In his dissent, Judge Jacobs acknowledged that he and his colleagues in the judiciary “[n]o doubt … could improve many federal statutes by tightening them or loosening them, or recasting or rewriting them.”[16] There are many federal statutes with “extremely limited effect,” he pointed out, but it is not the role of the judiciary, he argued, to make these policy decisions when the statute so clearly defines the term at issue. Applying the statute as written, Judge Jacobs explained, does not leave those who report securities violations only to their employer without protection; they remain protected by Sarbanes-Oxley, albeit with a shorter statute of limitations and somewhat more limited monetary remedies. “The only palpable danger lurking here,” he argued, “is that bureaucrats and federal judges assume and exercise power to redraft a statute to give it a more respectable reach.”

Practical Implications

The most practical result from Berman is this: potential plaintiffs in the Second Circuit who only have complained internally to their employer about potential securities violations will now have the benefit of Dodd-Frank’s longer statute of limitations to assert retaliation claims and will be able to seek the additional remedy of double back-pay. These are benefits they would not have under Sarbanes Oxley. This is likely to make retaliation claims, already enjoying great popularity among employees and former employees who sue their employers, even more attractive to plaintiff and counsel alike.  The decision, however, does not change how employers should respond to internal whistleblowers. Employers should continue to vigilantly investigate complaints to determine whether the securities laws have been violated and take steps to prevent adverse actions from befalling any whistleblower who reports or complains of such violations.
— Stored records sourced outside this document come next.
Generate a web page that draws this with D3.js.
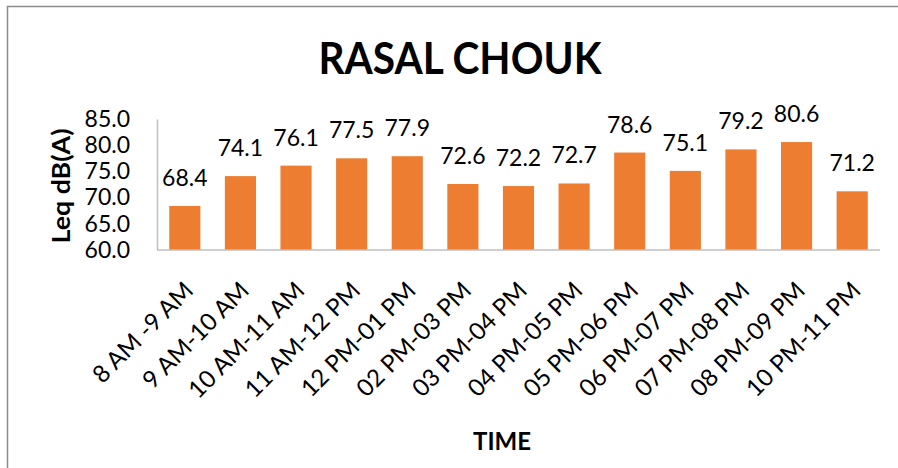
<!DOCTYPE html>
<html>
  <head>
    <meta charset="utf-8">
    <title>RASAL CHOUK</title>
    <style>
      body { margin: 0; background: #fff; }
      text { font-family: Lato, "Liberation Sans", sans-serif; fill: #000; }
    </style>
  </head>
  <body>
    <script src="https://d3js.org/d3.v7.min.js"></script>
    <script>
      // data
      var periods = ['8 AM -9 AM', '9 AM-10 AM', '10 AM-11 AM', '11 AM-12 PM', '12 PM-01 PM',
        '02 PM-03 PM', '03 PM-04 PM', '04 PM-05 PM', '05 PM-06 PM', '06 PM-07 PM',
        '07 PM-08 PM', '08 PM-09 PM', '10 PM-11 PM'];
      var leq = [68.4, 74.1, 76.1, 77.5, 77.9, 72.6, 72.2, 72.7, 78.6, 75.1, 79.2, 80.6, 71.2];
      var yTicks = [60, 65, 70, 75, 80, 85];

      var width = 898, height = 468;
      var svg = d3.select('body').append('svg').attr('width', width).attr('height', height);

      // chart frame (runs off the right and bottom edge)
      svg.append('rect')
        .attr('x', 7.5).attr('y', 6.5)
        .attr('width', 900).attr('height', 480)
        .attr('fill', 'none').attr('stroke', '#8c8c8c').attr('stroke-width', 1.5);

      var plotL = 157, plotR = 880, plotT = 119, plotB = 250;

      var x = d3.scaleBand().domain(periods).range([plotL, plotR]).paddingInner(0.44).paddingOuter(0.22);
      var y = d3.scaleLinear().domain([60, 85]).range([plotB, plotT]);

      // bars
      svg.selectAll('rect.bar')
        .data(leq)
        .enter().append('rect')
        .attr('class', 'bar')
        .attr('x', function(d, i){ return x(periods[i]); })
        .attr('y', function(d){ return y(d); })
        .attr('width', x.bandwidth())
        .attr('height', function(d){ return y(60) - y(d); })
        .attr('fill', '#ed7d31');

      // value labels
      svg.selectAll('text.val')
        .data(leq)
        .enter().append('text')
        .attr('class', 'val')
        .attr('x', function(d, i){ return x(periods[i]) + x.bandwidth() / 2; })
        .attr('y', function(d){ return y(d) - 20; })
        .attr('text-anchor', 'middle')
        .style('font-size', '23px')
        .text(function(d){ return d.toFixed(1); });

      // y axis
      var yAxis = svg.append('g')
        .attr('transform', 'translate(' + plotL + ',0)')
        .call(d3.axisLeft(y).tickValues(yTicks).tickSize(0).tickPadding(27).tickFormat(d3.format('.1f')));
      yAxis.select('.domain').attr('stroke', '#bfbfbf').attr('stroke-width', 1.5);
      yAxis.selectAll('text').style('font-size', '23px').attr('fill', '#000');

      // x axis
      var xAxis = svg.append('g')
        .attr('transform', 'translate(0,' + plotB + ')')
        .call(d3.axisBottom(x).tickSize(0).tickSizeOuter(0));
      xAxis.select('.domain').attr('d', 'M' + plotL + ',0H' + plotR).attr('stroke', '#bfbfbf').attr('stroke-width', 1.5);
      xAxis.selectAll('text')
        .style('font-size', '24px')
        .attr('fill', '#000')
        .attr('text-anchor', 'end')
        .attr('dy', null)
        .attr('y', 0)
        .attr('transform', 'translate(10,42) rotate(-45)');

      // titles
      svg.append('text')
        .attr('x', 460).attr('y', 74)
        .attr('text-anchor', 'middle')
        .style('font-size', '44px').style('font-weight', 'bold')
        .attr('textLength', 283).attr('lengthAdjust', 'spacingAndGlyphs')
        .text('RASAL CHOUK');

      svg.append('text')
        .attr('transform', 'translate(70,186) rotate(-90)')
        .attr('text-anchor', 'middle')
        .style('font-size', '25px').style('font-weight', 'bold')
        .attr('textLength', 115).attr('lengthAdjust', 'spacingAndGlyphs')
        .text('Leq dB(A)');

      svg.append('text')
        .attr('x', 502).attr('y', 450)
        .attr('text-anchor', 'middle')
        .style('font-size', '24px').style('font-weight', 'bold')
        .text('TIME');
    </script>
  </body>
</html>
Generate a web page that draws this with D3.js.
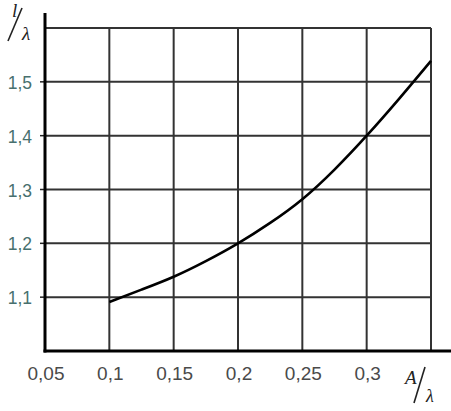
<!DOCTYPE html>
<html><head><meta charset="utf-8">
<script src="https://cdn.jsdelivr.net/npm/d3@7"></script>
<style>body{margin:0;background:#fff}svg{display:block}</style>
</head><body>
<script>
const xTicks = [0.05, 0.1, 0.15, 0.2, 0.25, 0.3];
const xTickLabels = ["0,05", "0,1", "0,15", "0,2", "0,25", "0,3"];
const xGrid = [0.1, 0.15, 0.2, 0.25, 0.3, 0.35];
const yTicks = [1.1, 1.2, 1.3, 1.4, 1.5];
const yTickLabels = ["1,1", "1,2", "1,3", "1,4", "1,5"];
const yGrid = [1.1, 1.2, 1.3, 1.4, 1.5, 1.6];
const curveX = [0.1, 0.125, 0.15, 0.175, 0.2, 0.225, 0.25, 0.275, 0.3, 0.325, 0.35];
const curveY = [1.091, 1.114, 1.138, 1.167, 1.2, 1.238, 1.282, 1.337, 1.4, 1.468, 1.539];

const W = 451, H = 411;
const svg = d3.select("body").append("svg").attr("width", W).attr("height", H);
const x = d3.scaleLinear().domain([0.05, 0.35]).range([45, 431]);
const y = d3.scaleLinear().domain([1.0, 1.6]).range([351, 28]);

// grid
svg.append("g").selectAll("line").data(yGrid).join("line")
  .attr("x1", x(0.05)).attr("x2", x(0.35))
  .attr("y1", d => y(d)).attr("y2", d => y(d))
  .attr("stroke", "#333").attr("stroke-width", 2);
svg.append("g").selectAll("line").data(xGrid).join("line")
  .attr("x1", d => x(d)).attr("x2", d => x(d))
  .attr("y1", y(1.0)).attr("y2", y(1.6))
  .attr("stroke", "#333").attr("stroke-width", 2);

// y tick marks
svg.append("g").selectAll("line").data(yTicks).join("line")
  .attr("x1", x(0.05) - 5).attr("x2", x(0.05))
  .attr("y1", d => y(d)).attr("y2", d => y(d))
  .attr("stroke", "#222").attr("stroke-width", 1.5);

// axes
svg.append("line").attr("x1", x(0.05)).attr("x2", x(0.05))
  .attr("y1", 13).attr("y2", y(1.0) + 1.5)
  .attr("stroke", "#000").attr("stroke-width", 3);
svg.append("line").attr("x1", x(0.05) - 1.5).attr("x2", W)
  .attr("y1", y(1.0)).attr("y2", y(1.0))
  .attr("stroke", "#000").attr("stroke-width", 3);

// curve
const pts = curveX.map((d, i) => [d, curveY[i]]);
svg.append("path").datum(pts)
  .attr("d", d3.line().x(d => x(d[0])).y(d => y(d[1])).curve(d3.curveNatural))
  .attr("fill", "none").attr("stroke", "#000").attr("stroke-width", 2.6);

// x labels
svg.append("g").selectAll("text").data(xTicks).join("text")
  .attr("x", d => x(d) + 1).attr("y", 380)
  .attr("text-anchor", "middle")
  .attr("font-family", "Liberation Sans, Arial, sans-serif")
  .attr("font-size", 19).attr("fill", "#4a4a4a")
  .text((d, i) => xTickLabels[i]);

// y labels
svg.append("g").selectAll("text").data(yTicks).join("text")
  .attr("x", 32).attr("y", d => y(d) + 7)
  .attr("text-anchor", "end")
  .attr("font-family", "Liberation Sans, Arial, sans-serif")
  .attr("font-size", 17.5).attr("fill", "#47706e")
  .text((d, i) => yTickLabels[i]);

// axis titles: l/λ and A/λ
const serif = "Liberation Serif, DejaVu Serif, serif";
const t1 = svg.append("g");
t1.append("text").attr("x", 12).attr("y", 17).attr("font-family", serif)
  .attr("font-style", "italic").attr("font-size", 19).attr("fill", "#222").text("l");
t1.append("line").attr("x1", 22).attr("y1", 8).attr("x2", 8).attr("y2", 41)
  .attr("stroke", "#222").attr("stroke-width", 1.6);
t1.append("text").attr("x", 22).attr("y", 40).attr("font-family", serif)
  .attr("font-style", "italic").attr("font-size", 19).attr("fill", "#222").text("λ");

const t2 = svg.append("g");
t2.append("text").attr("x", 405).attr("y", 384).attr("font-family", serif)
  .attr("font-style", "italic").attr("font-size", 19).attr("fill", "#222").text("A");
t2.append("line").attr("x1", 425).attr("y1", 367).attr("x2", 414).attr("y2", 403)
  .attr("stroke", "#222").attr("stroke-width", 1.6);
t2.append("text").attr("x", 426).attr("y", 402).attr("font-family", serif)
  .attr("font-style", "italic").attr("font-size", 18).attr("fill", "#222").text("λ");
</script>
</body></html>
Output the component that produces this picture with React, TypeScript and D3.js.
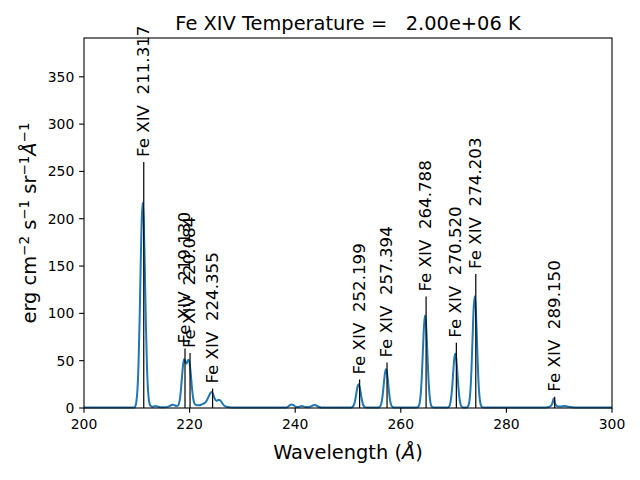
import React from 'react';
import * as d3 from 'd3';

const titleText = 'Fe XIV Temperature =   2.00e+06 K';
const lineWaves = [211.317, 219.13, 220.084, 224.355, 252.199, 257.394, 264.788, 270.52, 274.203, 289.15];
const lineHeights = [260, 63, 58, 20.5, 30, 48, 117.7, 69, 141.7, 12];
const xTicks = [200, 220, 240, 260, 280, 300];
const yTicks = [0, 50, 100, 150, 200, 250, 300, 350];
const xDomain = [200, 300];
const yDomain = [0, 391];

const spectrum: [number, number][] = [
  [200, 0.4], [203, 0.4], [206, 0.4], [208, 0.5], [209, 0.5], [209.5, 0.6],
  [209.72, 2.0], [209.92, 6.8], [210.12, 19], [210.32, 45.3], [210.52, 90], [210.72, 147],
  [210.92, 197], [211.12, 217], [211.32, 197], [211.52, 147], [211.72, 90], [211.92, 45.3],
  [212.12, 19.2], [212.32, 7.2], [212.52, 2.8], [212.8, 1.5], [213.1, 1.3], [213.5, 2.0],
  [213.9, 1.6], [214.4, 0.9], [215.2, 0.8], [215.8, 1.2], [216.3, 2.2], [216.7, 3.5],
  [217.1, 3.0], [217.5, 2.2], [217.8, 2.5], [218.0, 5], [218.2, 11], [218.4, 22],
  [218.6, 36], [218.8, 47], [218.95, 51.5], [219.1, 50.5], [219.25, 48], [219.4, 47],
  [219.55, 48.5], [219.7, 50.5], [219.82, 51], [219.95, 49], [220.1, 43], [220.3, 31],
  [220.5, 18.5], [220.7, 9.5], [220.9, 5], [221.1, 3.5], [221.4, 3], [221.8, 3],
  [222.2, 3.5], [222.6, 4.5], [223.0, 6], [223.3, 8.5], [223.6, 12], [223.9, 15.5],
  [224.15, 17], [224.4, 15.5], [224.65, 11.5], [224.9, 8.5], [225.15, 7.5], [225.4, 8.5],
  [225.65, 8.5], [225.9, 7.5], [226.2, 5], [226.5, 2.8], [226.9, 1.5], [227.5, 0.8],
  [228.5, 0.5], [231, 0.4], [234, 0.4], [237, 0.4], [238.3, 0.6], [238.7, 1.6],
  [239.0, 3.0], [239.3, 3.8], [239.6, 3.2], [239.9, 2.0], [240.3, 1.0], [240.7, 1.2],
  [241.0, 1.9], [241.25, 2.1], [241.5, 1.7], [241.9, 1.0], [242.4, 0.9], [242.9, 1.6],
  [243.3, 2.6], [243.7, 3.1], [244.0, 2.6], [244.4, 1.3], [244.9, 0.6], [245.6, 0.4],
  [248, 0.4], [250, 0.5], [250.6, 0.6], [250.8, 1.0], [251.0, 2.0], [251.2, 4.6],
  [251.4, 9.5], [251.6, 16.4], [251.8, 22.5], [252.0, 25], [252.2, 22.5], [252.4, 16.4],
  [252.6, 9.5], [252.8, 4.6], [253.0, 2.0], [253.2, 1.0], [253.5, 0.6], [254.5, 0.5],
  [255.8, 0.6], [256.0, 1.3], [256.2, 2.9], [256.4, 7.2], [256.6, 15.3], [256.8, 26.6],
  [257.0, 36.8], [257.2, 41], [257.4, 36.8], [257.6, 26.6], [257.8, 15.3], [258.0, 7.2],
  [258.2, 2.9], [258.4, 1.3], [258.7, 0.6], [260, 0.5], [262.9, 0.5], [263.2, 0.9],
  [263.4, 2.1], [263.6, 6.3], [263.8, 16.5], [264.0, 35.9], [264.2, 62.8], [264.4, 87.5],
  [264.6, 98], [264.8, 87.5], [265.0, 62.8], [265.2, 35.9], [265.4, 16.5], [265.6, 6.3],
  [265.8, 2.1], [266.0, 0.9], [266.3, 0.5], [268.8, 0.5], [269.12, 1.4], [269.32, 3.8],
  [269.52, 9.8], [269.72, 21.2], [269.92, 37], [270.12, 51.5], [270.32, 57.5], [270.52, 51.5],
  [270.72, 37], [270.92, 21.2], [271.12, 9.8], [271.32, 3.8], [271.52, 1.4], [271.8, 0.6],
  [272.3, 0.5], [272.6, 1.0], [272.8, 2.5], [273.0, 7.4], [273.2, 19.6], [273.4, 43],
  [273.6, 75.4], [273.8, 105.8], [274.0, 118], [274.2, 105.8], [274.4, 75.4], [274.6, 43],
  [274.8, 19.6], [275.0, 7.4], [275.2, 2.5], [275.4, 1.0], [275.8, 0.5], [280, 0.4],
  [284, 0.4], [287.5, 0.6], [288.0, 1.0], [288.4, 2.0], [288.7, 5], [288.95, 10],
  [289.2, 5], [289.5, 2.3], [289.9, 1.6], [290.4, 1.6], [290.9, 2.0], [291.3, 1.9],
  [291.8, 1.3], [292.5, 0.8], [293.5, 0.5], [296, 0.4], [300, 0.4],
];

const FONT = 'DejaVu Sans';

export default function App() {
  const left = 84, right = 612, top = 38, bottom = 408;
  const x = d3.scaleLinear().domain(xDomain).range([left, right]);
  const y = d3.scaleLinear().domain(yDomain).range([bottom, top]);
  const line = d3.line<[number, number]>()
    .x(d => x(d[0]))
    .y(d => y(d[1]))
    .curve(d3.curveMonotoneX);
  const tickLen = 4.86;

  return (
    <svg width={640} height={480} style={{ position: 'absolute', left: 0, top: 0, background: '#fff' }}
      fontFamily={FONT}>
      <rect x={0} y={0} width={640} height={480} fill="#fff" />
      <path d={line(spectrum) || ''} fill="none" stroke="#1f77b4" strokeWidth={2} strokeLinejoin="round" />
      {lineWaves.map((w, i) => (
        <line key={'l' + i} x1={x(w)} x2={x(w)} y1={y(0)} y2={y(lineHeights[i])} stroke="#000" strokeWidth={1.2} />
      ))}
      {lineWaves.map((w, i) => (
        <text key={'t' + i} transform={`translate(${x(w) - 0.5},${y(lineHeights[i]) - 5}) rotate(-90)`}
          fontSize={16.67} dominantBaseline="central" textAnchor="start" fill="#000"
          style={{ whiteSpace: 'pre' }}>
          {`Fe XIV  ${w.toFixed(3)}`}
        </text>
      ))}
      <rect x={left} y={top} width={right - left} height={bottom - top} fill="none" stroke="#000" strokeWidth={1.1} />
      {xTicks.map(t => (
        <g key={'xt' + t}>
          <line x1={x(t)} x2={x(t)} y1={bottom} y2={bottom + tickLen} stroke="#000" strokeWidth={1.1} />
          <text x={x(t)} y={bottom + 21} fontSize={13.9} textAnchor="middle" fill="#000">{t}</text>
        </g>
      ))}
      {yTicks.map(t => (
        <g key={'yt' + t}>
          <line x1={left - tickLen} x2={left} y1={y(t)} y2={y(t)} stroke="#000" strokeWidth={1.1} />
          <text x={left - 2 * tickLen} y={y(t)} dy="0.35em" fontSize={13.9} textAnchor="end" fill="#000">{t}</text>
        </g>
      ))}
      <text x={(left + right) / 2} y={30} fontSize={19.4} textAnchor="middle" fill="#000" style={{ whiteSpace: 'pre' }}>
        {titleText}
      </text>
      <text x={(left + right) / 2} y={459} fontSize={19.4} textAnchor="middle" fill="#000">
        Wavelength (<tspan fontStyle="italic">Å</tspan>)
      </text>
      <text transform={`translate(36,${(top + bottom) / 2}) rotate(-90)`} fontSize={19.4} textAnchor="middle" fill="#000">
        erg cm<tspan fontSize={13.5} dy={-7}>−2</tspan>
        <tspan dy={7}> s</tspan><tspan fontSize={13.5} dy={-7}>−1</tspan>
        <tspan dy={7}> sr</tspan><tspan fontSize={13.5} dy={-7}>−1</tspan>
        <tspan dy={7} fontStyle="italic">Å</tspan><tspan fontSize={13.5} dy={-7}>−1</tspan>
      </text>
    </svg>
  );
}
More broadly, however, this dispute over the interpretation of Section 21F presents an interesting question of how the Supreme Court’s decision in Burwell may have impacted the approach that the lower federal courts will take in addressing what may to some appear to be curious or even dubious policy choices reflected in the plain language of statutes. Given the patent circuit split over the interpretation of the statutory provision, and the important policy implications associated with the decision to expand or limit the statute’s reach, we suspect that the Supreme Court is likely to soon address the issue and opine on whether the statute is indeed sufficiently ambiguous so as to warrantChevron deference to the Commission’s interpretation.